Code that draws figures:

# # # # #

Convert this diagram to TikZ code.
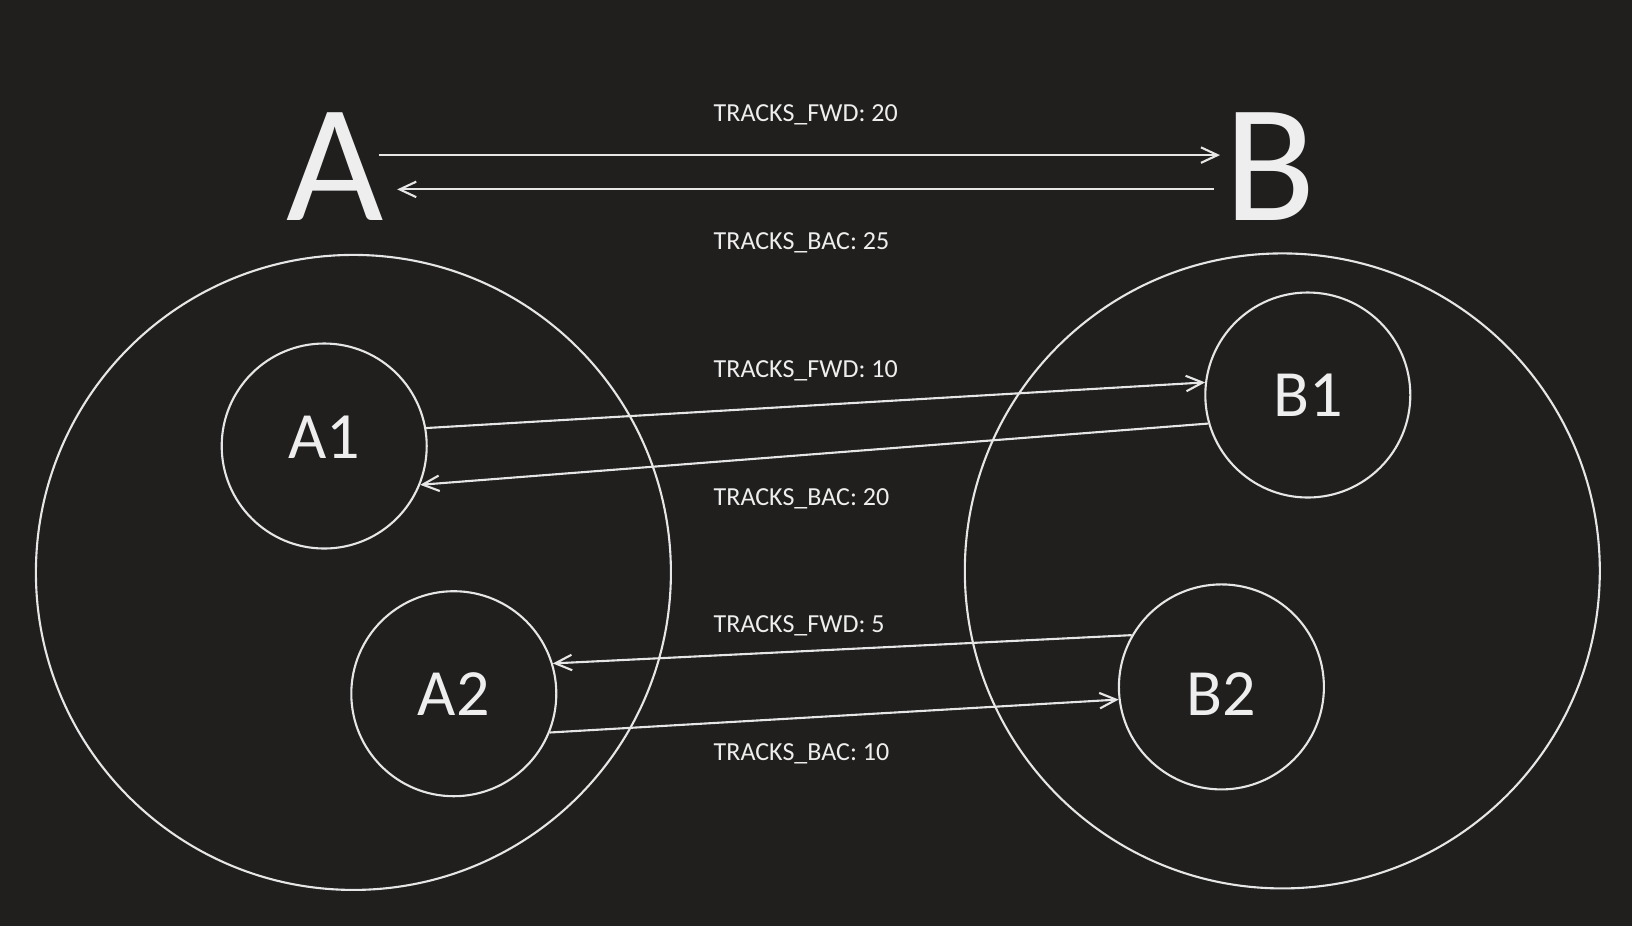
\documentclass[tikz,border=0pt]{standalone}
\usepackage{fontspec}
\setmainfont{Carlito}
\usetikzlibrary{arrows.meta,positioning}
\definecolor{bgdark}{HTML}{201F1E}
\definecolor{inkline}{HTML}{E6E6E6}
\definecolor{inktext}{HTML}{EEEEEE}

\begin{document}
\begin{tikzpicture}[
  region/.style={draw=inkline, line width=0.6pt, circle, minimum size=6.35cm, inner sep=0pt},
  cell/.style={draw=inkline, line width=0.6pt, circle, minimum size=2.05cm, inner sep=0pt,
               text=inktext, font=\fontsize{18.8pt}{22pt}\selectfont},
  letter/.style={inner sep=0pt, text=inktext, font=\fontsize{47.8pt}{56pt}\selectfont, anchor=base},
  tracklbl/.style={inner sep=0pt, text=inktext, font=\fontsize{7.4pt}{9pt}\selectfont, anchor=base west},
  flow/.style={draw=inkline, line width=0.6pt, -{Straight Barb[length=4.7pt,width=4.4pt]}}
]
  % Background
  \fill[bgdark] (0,0) rectangle (16.32,-9.26);
  \useasboundingbox (0,0) rectangle (16.32,-9.26);
  % Hosts
  \node[letter] (A) at (3.355,-2.206) {A};
  \node[letter] (B) at (12.706,-2.206) {B};
  % Regions and cells
  \node[region] (bigA) at (3.534,-5.724) {};
  \node[region] (bigB) at (12.823,-5.709) {};
  \node[cell, text depth=0.17cm] (A1) at (3.242,-4.460) {A1};
  \node[cell] (A2) at (4.538,-6.937) {A2};
  \node[cell] (B1) at (13.078,-3.950) {B1};
  \node[cell, text height=0.565cm] (B2) at (12.214,-6.869) {B2};
  % Tracks
  \draw[flow] ([shift={(-0.063,0.655)}]A.base east) -- ([shift={(-0.042,0.655)}]B.base west);
  \draw[flow] ([shift={(-0.105,0.312)}]B.base west) -- ([shift={(0.124,0.312)}]A.base east);
  \draw[flow] (A1.10) -- (B1.173);
  \draw[flow] (B1.196) -- (A1.338);
  \draw[flow] (B2.150) -- (A2.17);
  \draw[flow] (A2.338) -- (B2.187);
  % Labels
  \foreach \txt [count=\k from 0] in {TRACKS\_FWD: 20, TRACKS\_BAC: 25, TRACKS\_FWD: 10,
                                     TRACKS\_BAC: 20, TRACKS\_FWD: 5, TRACKS\_BAC: 10}
    \node[tracklbl] (trk\k) at (7.13,{-1.217-1.278*\k}) {\txt};
\end{tikzpicture}
\end{document}
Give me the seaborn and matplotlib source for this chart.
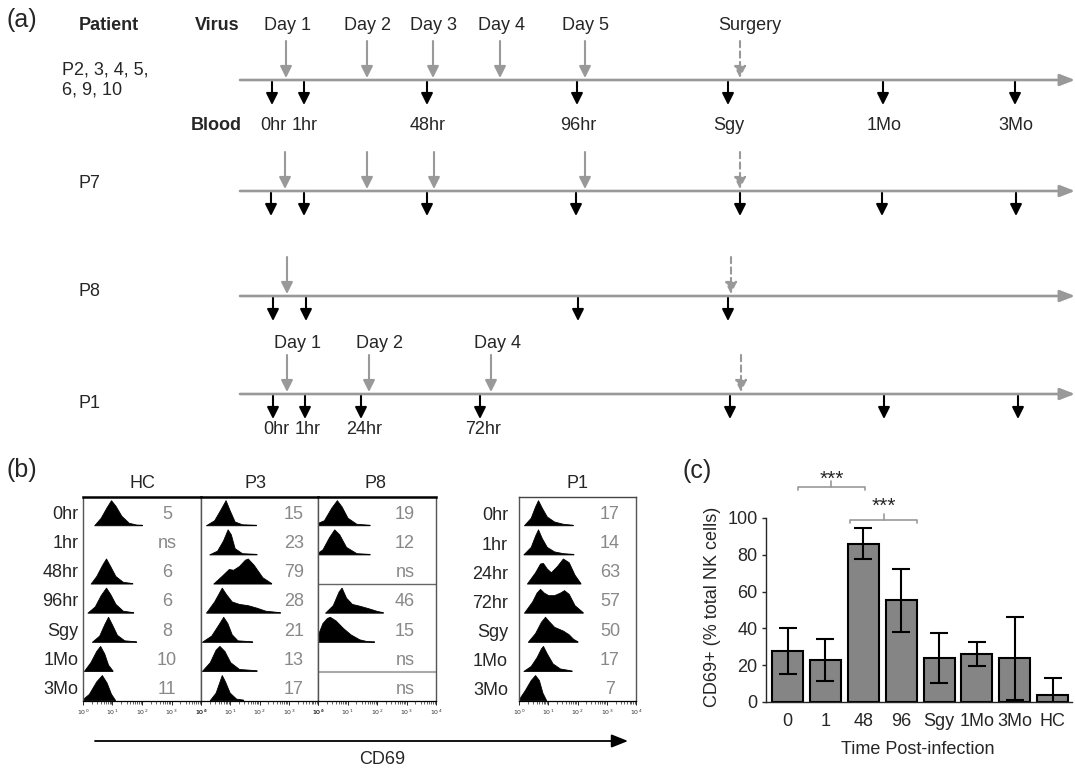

# # # # #

◆ **DIRECTION**:
Make a list of all lines in the data that contain "this".

◆ **EXERCISE RESULT**:
Convert this diagram to TikZ code.
Give me the seaborn and matplotlib source for this chart.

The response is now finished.